→ Task description: Set the listing down unchanged, minus every embedded image.

→ Data lines:
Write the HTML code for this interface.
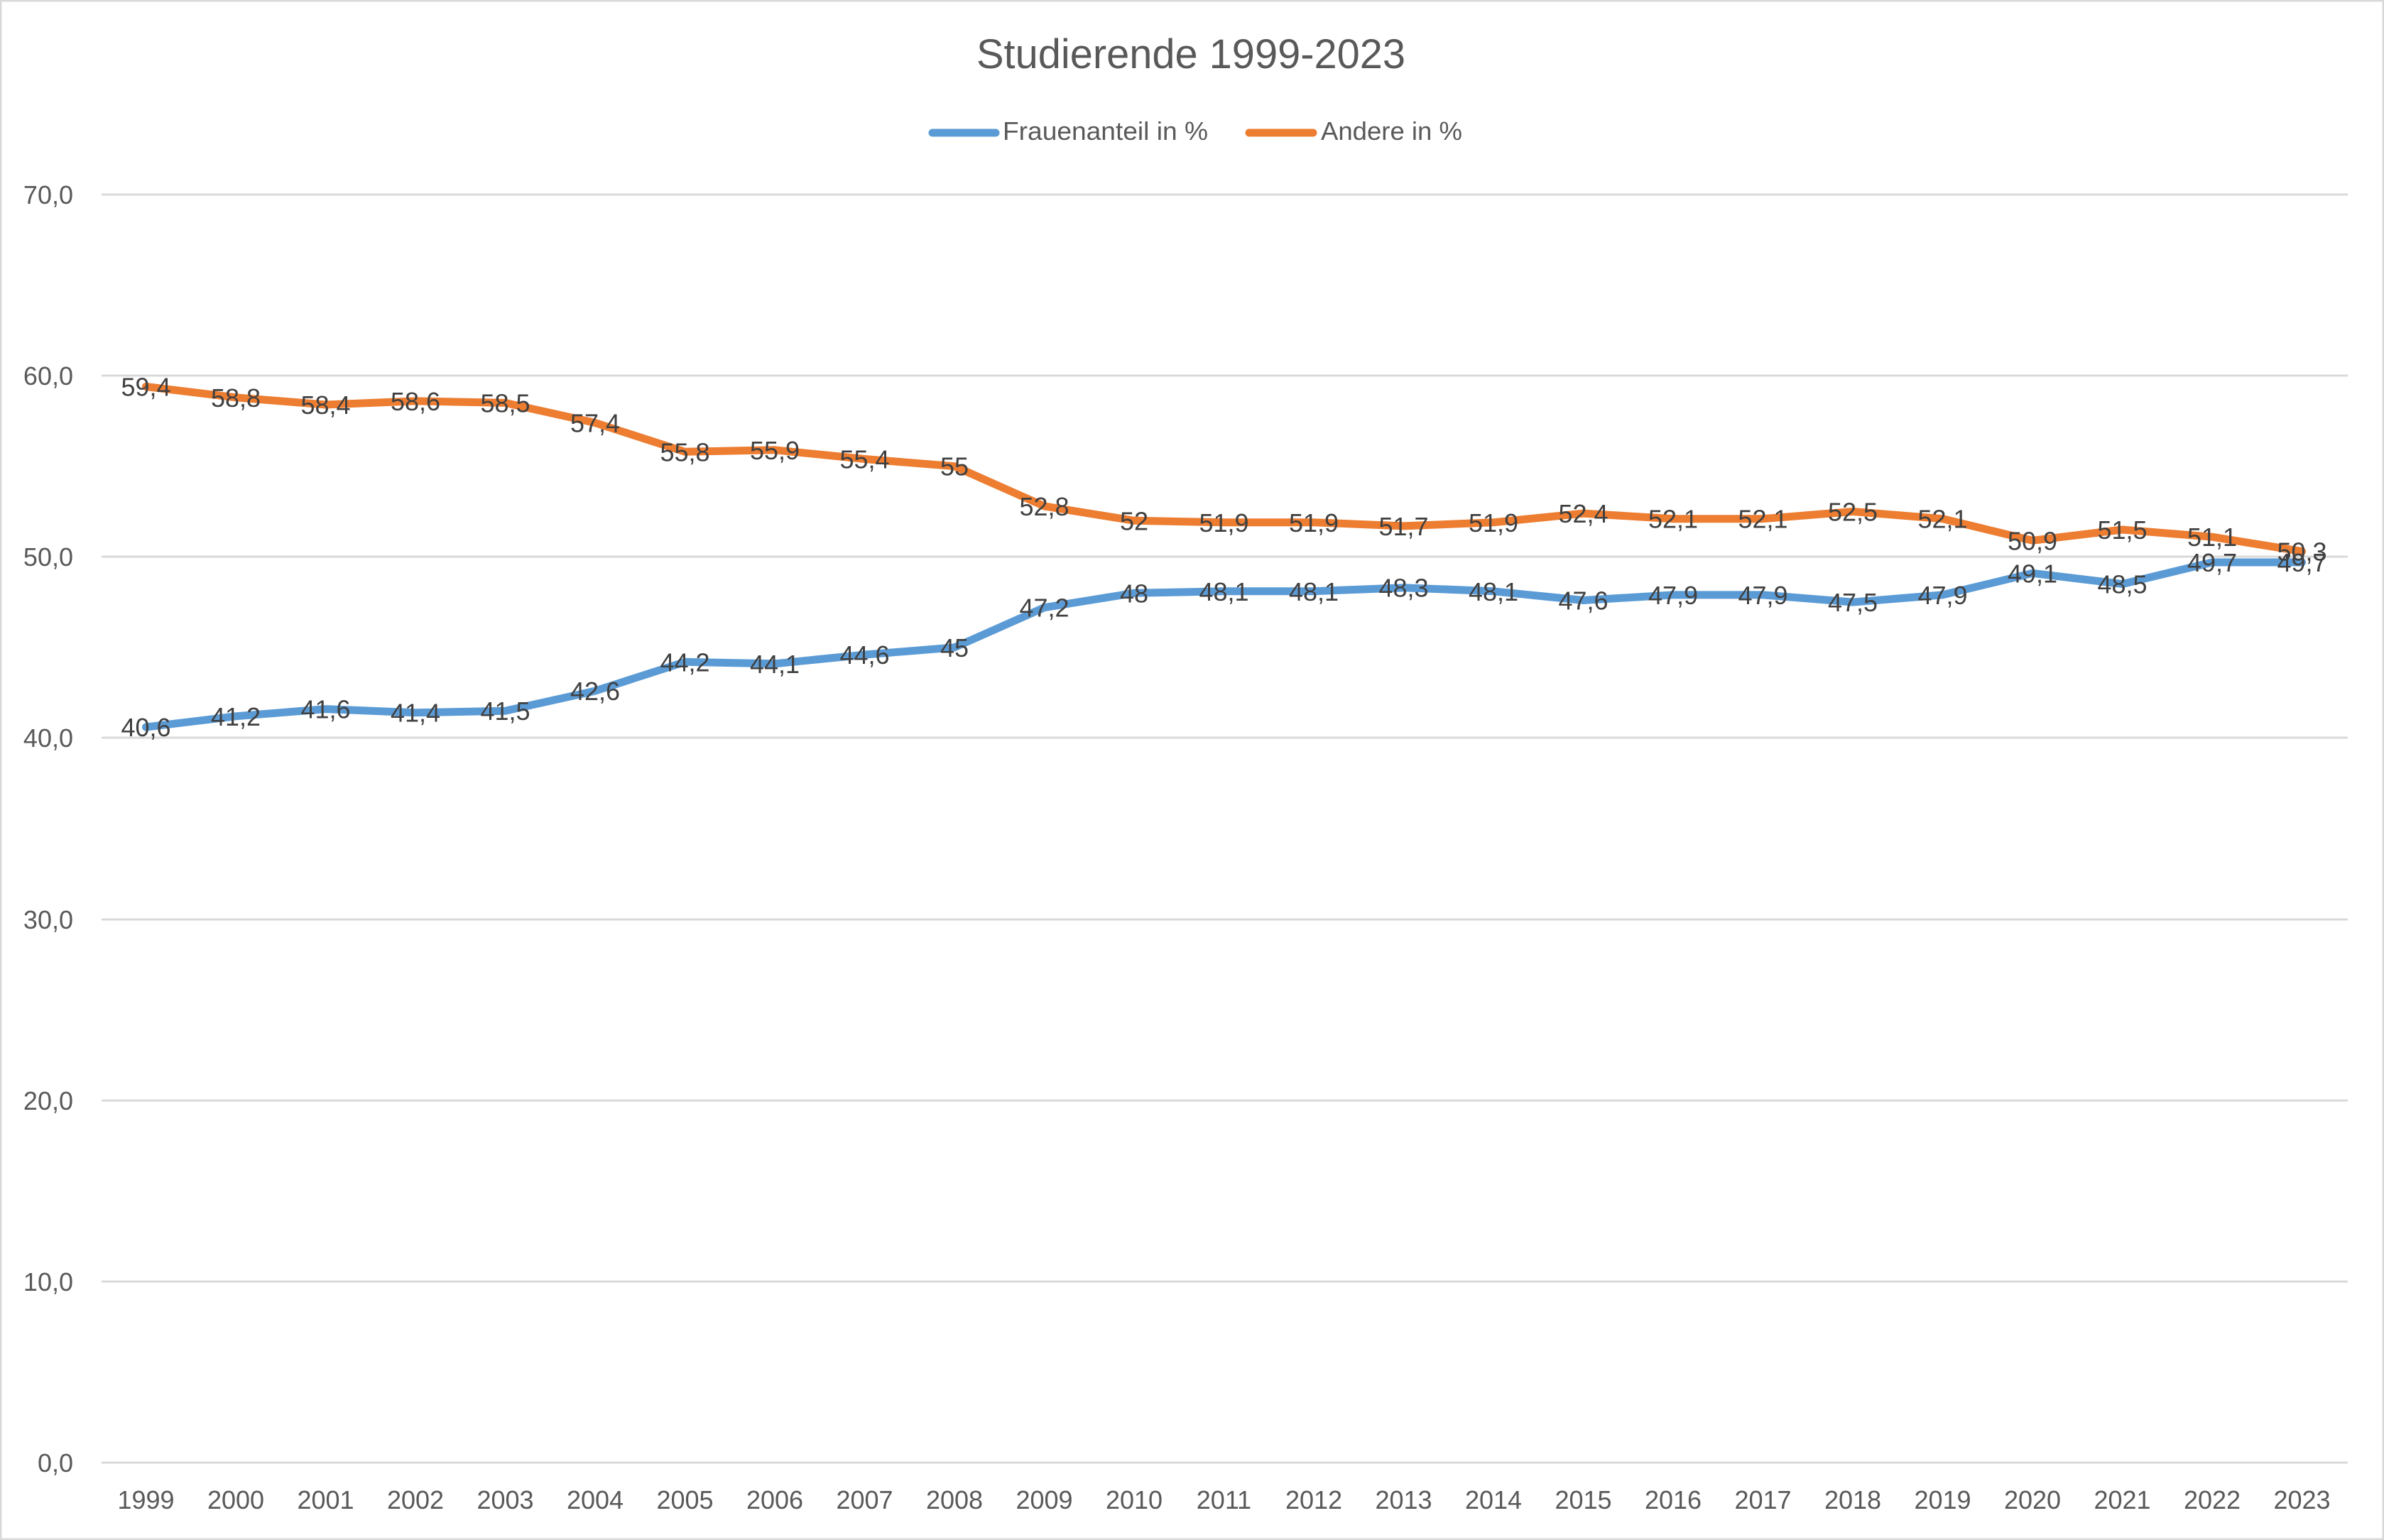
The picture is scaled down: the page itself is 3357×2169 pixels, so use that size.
<!DOCTYPE html>
<html><head><meta charset="utf-8"><style>html,body{margin:0;padding:0;background:#fff}svg{display:block}</style></head>
<body>
<svg xmlns="http://www.w3.org/2000/svg" width="3357" height="2169" viewBox="0 0 3357 2169" font-family="'Liberation Sans', sans-serif">
<rect x="1" y="1" width="3355" height="2167" fill="#fff" stroke="#d9d9d9" stroke-width="3"/>
<text x="1375" y="96" font-size="58" fill="#595959" textLength="604" lengthAdjust="spacingAndGlyphs">Studierende 1999-2023</text>
<line x1="1313" y1="187" x2="1402" y2="187" stroke="#5b9bd5" stroke-width="11" stroke-linecap="round"/>
<text x="1412" y="197" font-size="36" fill="#595959" textLength="289" lengthAdjust="spacingAndGlyphs">Frauenanteil in %</text>
<line x1="1759" y1="187" x2="1849" y2="187" stroke="#ed7d31" stroke-width="11" stroke-linecap="round"/>
<text x="1860" y="197" font-size="36" fill="#595959" textLength="199" lengthAdjust="spacingAndGlyphs">Andere in %</text>
<g stroke="#d9d9d9" stroke-width="3">
<line x1="143" x2="3306" y1="274" y2="274"/>
<line x1="143" x2="3306" y1="529" y2="529"/>
<line x1="143" x2="3306" y1="784" y2="784"/>
<line x1="143" x2="3306" y1="1039" y2="1039"/>
<line x1="143" x2="3306" y1="1295" y2="1295"/>
<line x1="143" x2="3306" y1="1550" y2="1550"/>
<line x1="143" x2="3306" y1="1805" y2="1805"/>
<line x1="143" x2="3306" y1="2060" y2="2060"/>
</g>
<g font-size="36" fill="#595959" text-anchor="end">
<text x="103" y="287">70,0</text>
<text x="103" y="542">60,0</text>
<text x="103" y="797">50,0</text>
<text x="103" y="1052">40,0</text>
<text x="103" y="1308">30,0</text>
<text x="103" y="1563">20,0</text>
<text x="103" y="1818">10,0</text>
<text x="103" y="2073">0,0</text>
</g>
<g id="chart"></g>
<script>
var ns="http://www.w3.org/2000/svg",g=document.getElementById("chart");
var f=[40.6,41.2,41.6,41.4,41.5,42.6,44.2,44.1,44.6,45,47.2,48,48.1,48.1,48.3,48.1,47.6,47.9,47.9,47.5,47.9,49.1,48.5,49.7,49.7];
var a=[59.4,58.8,58.4,58.6,58.5,57.4,55.8,55.9,55.4,55,52.8,52,51.9,51.9,51.7,51.9,52.4,52.1,52.1,52.5,52.1,50.9,51.5,51.1,50.3];
function X(i){return 205.5+i*126.5}function Y(v){return 2060-v*25.514}
function el(n,at,t){var e=document.createElementNS(ns,n);for(var k in at)e.setAttribute(k,at[k]);if(t)e.textContent=t;g.appendChild(e);return e}
for(var i=0;i<25;i++)el("text",{x:X(i),y:2125,"font-size":36,fill:"#595959","text-anchor":"middle"},String(1999+i));
[[f,"#5b9bd5"],[a,"#ed7d31"]].forEach(function(s){var p=s[0].map(function(v,i){return X(i).toFixed(1)+","+Y(v).toFixed(1)}).join(" ");
el("polyline",{points:p,fill:"none",stroke:s[1],"stroke-width":11,"stroke-linejoin":"round","stroke-linecap":"round"})});
[f,a].forEach(function(s){s.forEach(function(v,i){el("text",{x:X(i),y:Y(v)+13,"font-size":36,fill:"#404040","text-anchor":"middle"},String(v).replace(".",","))})});
</script>
</svg>
</body></html>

→ Expected answer:
Write the HTML code for this interface.
The picture is scaled down: the page itself is 3357×2169 pixels, so use that size.
<!DOCTYPE html>
<html><head><meta charset="utf-8"><style>html,body{margin:0;padding:0;background:#fff}svg{display:block}</style></head>
<body>
<svg xmlns="http://www.w3.org/2000/svg" width="3357" height="2169" viewBox="0 0 3357 2169" font-family="'Liberation Sans', sans-serif">
<rect x="1" y="1" width="3355" height="2167" fill="#fff" stroke="#d9d9d9" stroke-width="3"/>
<text x="1375" y="96" font-size="58" fill="#595959" textLength="604" lengthAdjust="spacingAndGlyphs">Studierende 1999-2023</text>
<line x1="1313" y1="187" x2="1402" y2="187" stroke="#5b9bd5" stroke-width="11" stroke-linecap="round"/>
<text x="1412" y="197" font-size="36" fill="#595959" textLength="289" lengthAdjust="spacingAndGlyphs">Frauenanteil in %</text>
<line x1="1759" y1="187" x2="1849" y2="187" stroke="#ed7d31" stroke-width="11" stroke-linecap="round"/>
<text x="1860" y="197" font-size="36" fill="#595959" textLength="199" lengthAdjust="spacingAndGlyphs">Andere in %</text>
<g stroke="#d9d9d9" stroke-width="3">
<line x1="143" x2="3306" y1="274" y2="274"/>
<line x1="143" x2="3306" y1="529" y2="529"/>
<line x1="143" x2="3306" y1="784" y2="784"/>
<line x1="143" x2="3306" y1="1039" y2="1039"/>
<line x1="143" x2="3306" y1="1295" y2="1295"/>
<line x1="143" x2="3306" y1="1550" y2="1550"/>
<line x1="143" x2="3306" y1="1805" y2="1805"/>
<line x1="143" x2="3306" y1="2060" y2="2060"/>
</g>
<g font-size="36" fill="#595959" text-anchor="end">
<text x="103" y="287">70,0</text>
<text x="103" y="542">60,0</text>
<text x="103" y="797">50,0</text>
<text x="103" y="1052">40,0</text>
<text x="103" y="1308">30,0</text>
<text x="103" y="1563">20,0</text>
<text x="103" y="1818">10,0</text>
<text x="103" y="2073">0,0</text>
</g>
<g id="chart"></g>
<script>
var ns="http://www.w3.org/2000/svg",g=document.getElementById("chart");
var f=[40.6,41.2,41.6,41.4,41.5,42.6,44.2,44.1,44.6,45,47.2,48,48.1,48.1,48.3,48.1,47.6,47.9,47.9,47.5,47.9,49.1,48.5,49.7,49.7];
var a=[59.4,58.8,58.4,58.6,58.5,57.4,55.8,55.9,55.4,55,52.8,52,51.9,51.9,51.7,51.9,52.4,52.1,52.1,52.5,52.1,50.9,51.5,51.1,50.3];
function X(i){return 205.5+i*126.5}function Y(v){return 2060-v*25.514}
function el(n,at,t){var e=document.createElementNS(ns,n);for(var k in at)e.setAttribute(k,at[k]);if(t)e.textContent=t;g.appendChild(e);return e}
for(var i=0;i<25;i++)el("text",{x:X(i),y:2125,"font-size":36,fill:"#595959","text-anchor":"middle"},String(1999+i));
[[f,"#5b9bd5"],[a,"#ed7d31"]].forEach(function(s){var p=s[0].map(function(v,i){return X(i).toFixed(1)+","+Y(v).toFixed(1)}).join(" ");
el("polyline",{points:p,fill:"none",stroke:s[1],"stroke-width":11,"stroke-linejoin":"round","stroke-linecap":"round"})});
[f,a].forEach(function(s){s.forEach(function(v,i){el("text",{x:X(i),y:Y(v)+13,"font-size":36,fill:"#404040","text-anchor":"middle"},String(v).replace(".",","))})});
</script>
</svg>
</body></html>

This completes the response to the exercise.